There still are small Innovation Station details that UP hopes to work out through the pilot campaigns, such as if employees should use a thumbs up or thumbs down icon to vote on an idea.
“Is thumbs down a snub? It seems trivial, but we’re having discussions on that,” says Tennison.
In addition, it hasn’t yet been determined what rewards or recognition employees will receive for providing ideas that reach the proof-of-concept or implementation stage. There likely will be a chairman’s award for one or more of the most impactful ideas, says Tennison. In addition, senior executives might recognize honorees — officials at other companies with similar initiatives have said that their employees considered senior exec recognition a desirable reward, says Kelley.
While Innovation Station is being counted on as a critical resource for continuous and large-scale improvements, the railroad also is banking on it as an invaluable recruiting tool. UP is working to be considered a top tech company, among the ranks of Google and Apple.
So, creating an environment that nurtures ideas and world-class technology can be a huge competitive advantage, especially as the railroad seeks to recruit talent from the top 15 to 20 U.S. colleges, says Tennison.
“They want a relevant company with bleeding-edge technology,” he says of recruits. “We have gaming technology for training, such as locomotive simulator software that UP developed and implemented.

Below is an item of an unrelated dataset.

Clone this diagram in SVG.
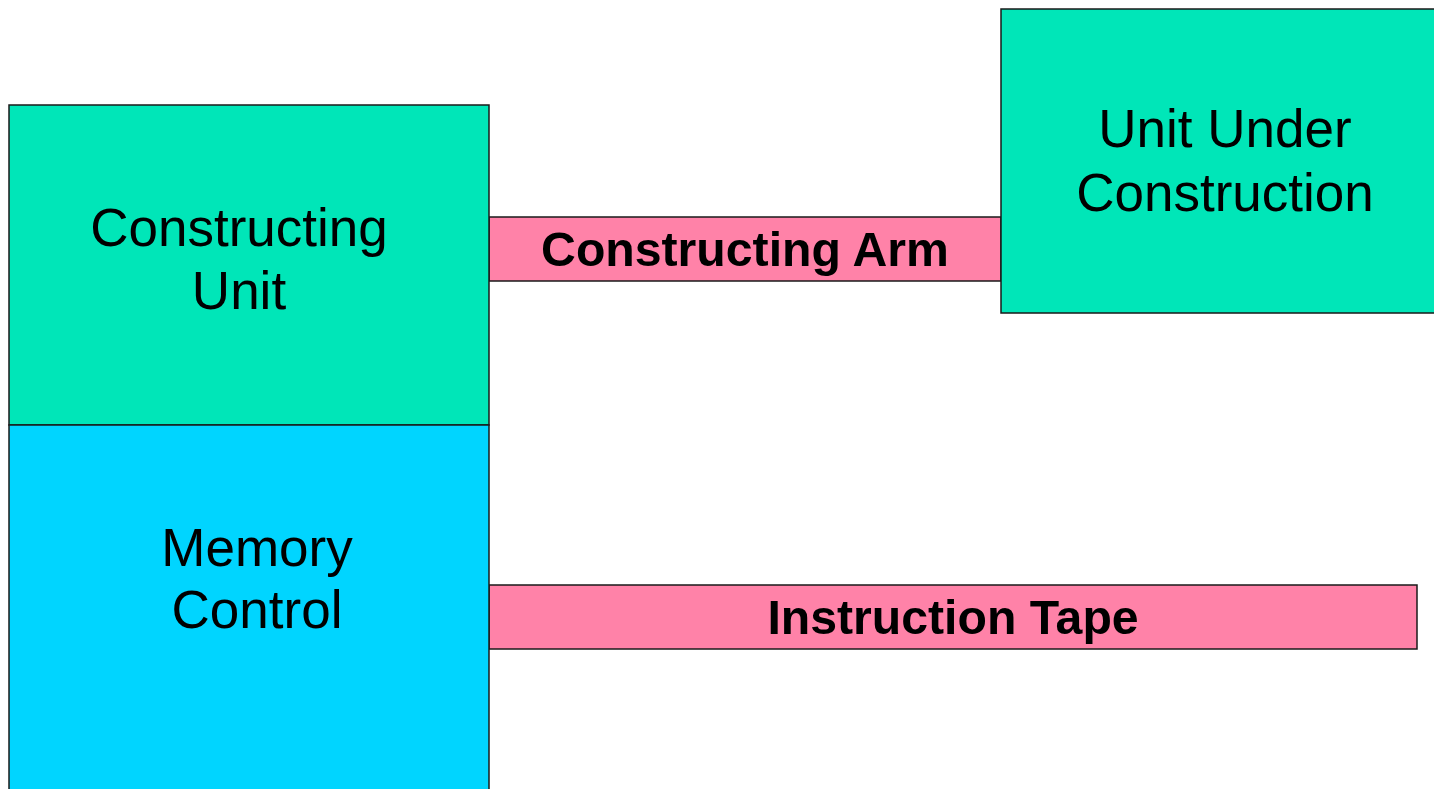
<svg xmlns="http://www.w3.org/2000/svg" width="1434" height="789" viewBox="0 0 1434 789">
<style>
.box{stroke:#1a1a1a;stroke-width:1.5}
.green{fill:#00E6B8}
.cyan{fill:#00D5FF}
.pink{fill:#FF82A8}
.t{font-family:"Liberation Sans",Arial,sans-serif;font-size:53px;fill:#000;text-anchor:middle}
.b{font-family:"Liberation Sans",Arial,sans-serif;font-size:48.2px;font-weight:bold;fill:#000;text-anchor:middle}
</style>
<rect width="1434" height="789" fill="#fff"/>
<g id="connectors">
<g id="constructing-arm">
<rect class="box pink" x="489" y="217" width="512" height="64"/>
<text class="b" x="745" y="266">Constructing Arm</text>
</g>
<g id="instruction-tape">
<rect class="box pink" x="489" y="585" width="928" height="64"/>
<text class="b" x="953" y="634">Instruction Tape</text>
</g>
</g>
<g id="constructing-unit">
<rect class="box green" x="9" y="105" width="480" height="320"/>
<text class="t" x="239" y="246">Constructing</text>
<text class="t" x="239" y="309">Unit</text>
</g>
<g id="memory-control">
<rect class="box cyan" x="9" y="425" width="480" height="380"/>
<text class="t" x="257" y="566">Memory</text>
<text class="t" x="257" y="628">Control</text>
</g>
<g id="unit-under-construction">
<rect class="box green" x="1001" y="9" width="450" height="304"/>
<text class="t" x="1225" y="147">Unit Under</text>
<text class="t" x="1225" y="211">Construction</text>
</g>
</svg>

So, we’re a company that can develop gaming technology.”
The railroad also is a company that soon will be much more open to suggestion, at least in an electronic sense.
The decision was made one-and-a-half years ago to roll out Innovation Station to every department to garner as many ideas as possible, and to drive as many positive results as feasible, says Tennison. Later this year, the initiative will be gauged to determine if it’s working as promised. Tennison is convinced Innovation Station will be quite the suggestion stimulator.
“It will be a catalyst to drive ideas throughout the organization,” he says.